Objective
Exact reproduction of the data is required, with images excluded.

Given information
:::
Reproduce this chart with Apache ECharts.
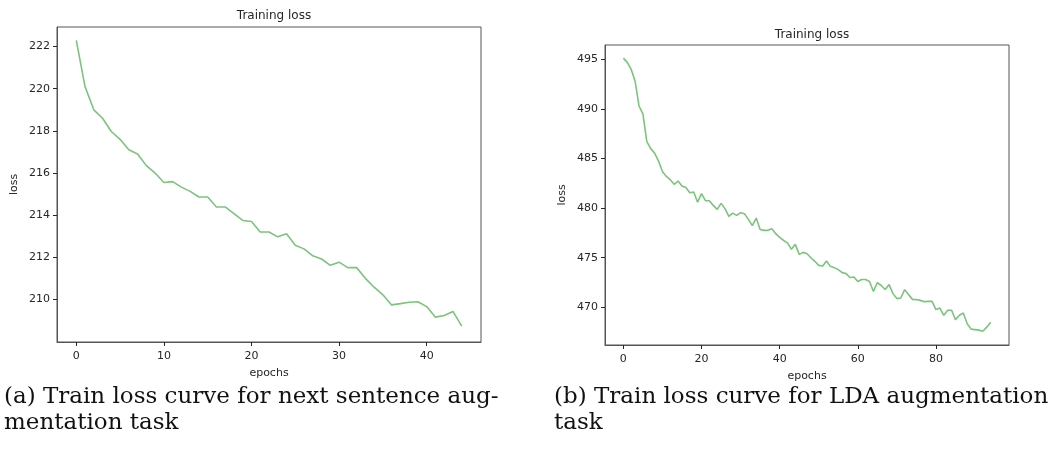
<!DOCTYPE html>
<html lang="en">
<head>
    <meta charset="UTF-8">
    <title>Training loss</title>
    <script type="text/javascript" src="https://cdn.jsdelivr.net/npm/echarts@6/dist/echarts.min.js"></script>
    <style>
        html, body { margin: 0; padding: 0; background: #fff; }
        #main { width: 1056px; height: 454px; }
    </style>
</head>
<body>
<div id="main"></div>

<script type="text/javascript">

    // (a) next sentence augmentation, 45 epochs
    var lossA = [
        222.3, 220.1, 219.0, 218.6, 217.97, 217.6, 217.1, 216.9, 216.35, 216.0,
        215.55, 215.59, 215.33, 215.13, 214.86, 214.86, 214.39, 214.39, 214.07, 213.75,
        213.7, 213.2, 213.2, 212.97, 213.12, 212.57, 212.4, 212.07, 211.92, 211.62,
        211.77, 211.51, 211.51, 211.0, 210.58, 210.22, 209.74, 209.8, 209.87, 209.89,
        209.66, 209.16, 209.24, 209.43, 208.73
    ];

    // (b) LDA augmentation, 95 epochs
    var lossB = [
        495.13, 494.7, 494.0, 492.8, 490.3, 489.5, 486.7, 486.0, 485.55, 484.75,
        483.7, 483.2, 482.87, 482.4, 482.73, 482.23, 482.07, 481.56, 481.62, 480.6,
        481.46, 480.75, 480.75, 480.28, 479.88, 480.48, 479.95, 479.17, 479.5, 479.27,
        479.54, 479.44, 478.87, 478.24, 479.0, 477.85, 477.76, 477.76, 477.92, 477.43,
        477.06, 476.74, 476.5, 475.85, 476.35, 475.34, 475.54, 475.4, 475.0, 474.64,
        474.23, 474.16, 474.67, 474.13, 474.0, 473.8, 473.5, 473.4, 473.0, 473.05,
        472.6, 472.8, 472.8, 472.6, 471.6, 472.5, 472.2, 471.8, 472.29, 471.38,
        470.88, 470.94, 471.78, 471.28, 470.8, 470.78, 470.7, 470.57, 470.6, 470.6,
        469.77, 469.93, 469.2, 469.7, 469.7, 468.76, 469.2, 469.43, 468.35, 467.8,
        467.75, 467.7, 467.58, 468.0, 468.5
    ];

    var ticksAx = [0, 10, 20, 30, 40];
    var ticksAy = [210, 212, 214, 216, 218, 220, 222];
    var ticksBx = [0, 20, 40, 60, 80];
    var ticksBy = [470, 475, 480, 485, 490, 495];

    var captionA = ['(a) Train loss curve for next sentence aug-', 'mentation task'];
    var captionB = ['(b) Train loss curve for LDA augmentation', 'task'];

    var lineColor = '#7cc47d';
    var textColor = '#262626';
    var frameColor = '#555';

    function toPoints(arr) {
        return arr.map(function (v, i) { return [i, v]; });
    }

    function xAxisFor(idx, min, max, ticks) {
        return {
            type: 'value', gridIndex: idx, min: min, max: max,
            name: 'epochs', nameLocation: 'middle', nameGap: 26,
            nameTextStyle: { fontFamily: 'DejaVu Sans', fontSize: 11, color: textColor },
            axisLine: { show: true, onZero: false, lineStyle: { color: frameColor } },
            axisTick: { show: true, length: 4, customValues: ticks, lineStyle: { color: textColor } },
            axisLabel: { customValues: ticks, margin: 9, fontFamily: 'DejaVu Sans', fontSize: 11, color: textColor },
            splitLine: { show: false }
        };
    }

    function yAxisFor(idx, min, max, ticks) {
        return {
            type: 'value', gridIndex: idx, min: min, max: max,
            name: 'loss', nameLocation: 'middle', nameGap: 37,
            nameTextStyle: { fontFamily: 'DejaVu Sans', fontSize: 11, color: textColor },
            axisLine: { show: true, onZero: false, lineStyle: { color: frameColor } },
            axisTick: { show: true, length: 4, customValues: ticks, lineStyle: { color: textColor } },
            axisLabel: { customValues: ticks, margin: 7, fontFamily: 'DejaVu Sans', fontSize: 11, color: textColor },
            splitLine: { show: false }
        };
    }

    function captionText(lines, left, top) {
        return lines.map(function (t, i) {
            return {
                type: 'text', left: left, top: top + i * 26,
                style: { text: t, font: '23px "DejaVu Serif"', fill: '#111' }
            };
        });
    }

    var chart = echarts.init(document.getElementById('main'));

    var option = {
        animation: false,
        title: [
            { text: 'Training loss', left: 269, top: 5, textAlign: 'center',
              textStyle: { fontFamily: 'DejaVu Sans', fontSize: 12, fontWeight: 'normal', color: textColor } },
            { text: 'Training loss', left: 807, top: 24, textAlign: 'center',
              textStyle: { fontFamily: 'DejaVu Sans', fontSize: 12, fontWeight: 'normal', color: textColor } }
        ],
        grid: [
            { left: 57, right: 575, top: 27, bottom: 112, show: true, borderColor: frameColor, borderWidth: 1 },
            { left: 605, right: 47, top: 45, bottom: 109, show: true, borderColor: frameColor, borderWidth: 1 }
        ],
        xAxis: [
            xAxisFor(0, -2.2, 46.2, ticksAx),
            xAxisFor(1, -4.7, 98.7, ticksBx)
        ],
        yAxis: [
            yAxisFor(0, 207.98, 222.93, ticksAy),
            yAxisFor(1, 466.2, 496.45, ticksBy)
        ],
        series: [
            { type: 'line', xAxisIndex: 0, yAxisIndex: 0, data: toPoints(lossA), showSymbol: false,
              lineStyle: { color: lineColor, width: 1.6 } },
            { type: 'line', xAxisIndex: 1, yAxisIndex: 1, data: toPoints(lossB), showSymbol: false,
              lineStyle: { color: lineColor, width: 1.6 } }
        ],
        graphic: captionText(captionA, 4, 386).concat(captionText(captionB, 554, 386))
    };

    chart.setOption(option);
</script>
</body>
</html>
:::
Task result
Reproduce this chart with Apache ECharts.
<!DOCTYPE html>
<html lang="en">
<head>
    <meta charset="UTF-8">
    <title>Training loss</title>
    <script type="text/javascript" src="https://cdn.jsdelivr.net/npm/echarts@6/dist/echarts.min.js"></script>
    <style>
        html, body { margin: 0; padding: 0; background: #fff; }
        #main { width: 1056px; height: 454px; }
    </style>
</head>
<body>
<div id="main"></div>

<script type="text/javascript">

    // (a) next sentence augmentation, 45 epochs
    var lossA = [
        222.3, 220.1, 219.0, 218.6, 217.97, 217.6, 217.1, 216.9, 216.35, 216.0,
        215.55, 215.59, 215.33, 215.13, 214.86, 214.86, 214.39, 214.39, 214.07, 213.75,
        213.7, 213.2, 213.2, 212.97, 213.12, 212.57, 212.4, 212.07, 211.92, 211.62,
        211.77, 211.51, 211.51, 211.0, 210.58, 210.22, 209.74, 209.8, 209.87, 209.89,
        209.66, 209.16, 209.24, 209.43, 208.73
    ];

    // (b) LDA augmentation, 95 epochs
    var lossB = [
        495.13, 494.7, 494.0, 492.8, 490.3, 489.5, 486.7, 486.0, 485.55, 484.75,
        483.7, 483.2, 482.87, 482.4, 482.73, 482.23, 482.07, 481.56, 481.62, 480.6,
        481.46, 480.75, 480.75, 480.28, 479.88, 480.48, 479.95, 479.17, 479.5, 479.27,
        479.54, 479.44, 478.87, 478.24, 479.0, 477.85, 477.76, 477.76, 477.92, 477.43,
        477.06, 476.74, 476.5, 475.85, 476.35, 475.34, 475.54, 475.4, 475.0, 474.64,
        474.23, 474.16, 474.67, 474.13, 474.0, 473.8, 473.5, 473.4, 473.0, 473.05,
        472.6, 472.8, 472.8, 472.6, 471.6, 472.5, 472.2, 471.8, 472.29, 471.38,
        470.88, 470.94, 471.78, 471.28, 470.8, 470.78, 470.7, 470.57, 470.6, 470.6,
        469.77, 469.93, 469.2, 469.7, 469.7, 468.76, 469.2, 469.43, 468.35, 467.8,
        467.75, 467.7, 467.58, 468.0, 468.5
    ];

    var ticksAx = [0, 10, 20, 30, 40];
    var ticksAy = [210, 212, 214, 216, 218, 220, 222];
    var ticksBx = [0, 20, 40, 60, 80];
    var ticksBy = [470, 475, 480, 485, 490, 495];

    var captionA = ['(a) Train loss curve for next sentence aug-', 'mentation task'];
    var captionB = ['(b) Train loss curve for LDA augmentation', 'task'];

    var lineColor = '#7cc47d';
    var textColor = '#262626';
    var frameColor = '#555';

    function toPoints(arr) {
        return arr.map(function (v, i) { return [i, v]; });
    }

    function xAxisFor(idx, min, max, ticks) {
        return {
            type: 'value', gridIndex: idx, min: min, max: max,
            name: 'epochs', nameLocation: 'middle', nameGap: 26,
            nameTextStyle: { fontFamily: 'DejaVu Sans', fontSize: 11, color: textColor },
            axisLine: { show: true, onZero: false, lineStyle: { color: frameColor } },
            axisTick: { show: true, length: 4, customValues: ticks, lineStyle: { color: textColor } },
            axisLabel: { customValues: ticks, margin: 9, fontFamily: 'DejaVu Sans', fontSize: 11, color: textColor },
            splitLine: { show: false }
        };
    }

    function yAxisFor(idx, min, max, ticks) {
        return {
            type: 'value', gridIndex: idx, min: min, max: max,
            name: 'loss', nameLocation: 'middle', nameGap: 37,
            nameTextStyle: { fontFamily: 'DejaVu Sans', fontSize: 11, color: textColor },
            axisLine: { show: true, onZero: false, lineStyle: { color: frameColor } },
            axisTick: { show: true, length: 4, customValues: ticks, lineStyle: { color: textColor } },
            axisLabel: { customValues: ticks, margin: 7, fontFamily: 'DejaVu Sans', fontSize: 11, color: textColor },
            splitLine: { show: false }
        };
    }

    function captionText(lines, left, top) {
        return lines.map(function (t, i) {
            return {
                type: 'text', left: left, top: top + i * 26,
                style: { text: t, font: '23px "DejaVu Serif"', fill: '#111' }
            };
        });
    }

    var chart = echarts.init(document.getElementById('main'));

    var option = {
        animation: false,
        title: [
            { text: 'Training loss', left: 269, top: 5, textAlign: 'center',
              textStyle: { fontFamily: 'DejaVu Sans', fontSize: 12, fontWeight: 'normal', color: textColor } },
            { text: 'Training loss', left: 807, top: 24, textAlign: 'center',
              textStyle: { fontFamily: 'DejaVu Sans', fontSize: 12, fontWeight: 'normal', color: textColor } }
        ],
        grid: [
            { left: 57, right: 575, top: 27, bottom: 112, show: true, borderColor: frameColor, borderWidth: 1 },
            { left: 605, right: 47, top: 45, bottom: 109, show: true, borderColor: frameColor, borderWidth: 1 }
        ],
        xAxis: [
            xAxisFor(0, -2.2, 46.2, ticksAx),
            xAxisFor(1, -4.7, 98.7, ticksBx)
        ],
        yAxis: [
            yAxisFor(0, 207.98, 222.93, ticksAy),
            yAxisFor(1, 466.2, 496.45, ticksBy)
        ],
        series: [
            { type: 'line', xAxisIndex: 0, yAxisIndex: 0, data: toPoints(lossA), showSymbol: false,
              lineStyle: { color: lineColor, width: 1.6 } },
            { type: 'line', xAxisIndex: 1, yAxisIndex: 1, data: toPoints(lossB), showSymbol: false,
              lineStyle: { color: lineColor, width: 1.6 } }
        ],
        graphic: captionText(captionA, 4, 386).concat(captionText(captionB, 554, 386))
    };

    chart.setOption(option);
</script>
</body>
</html>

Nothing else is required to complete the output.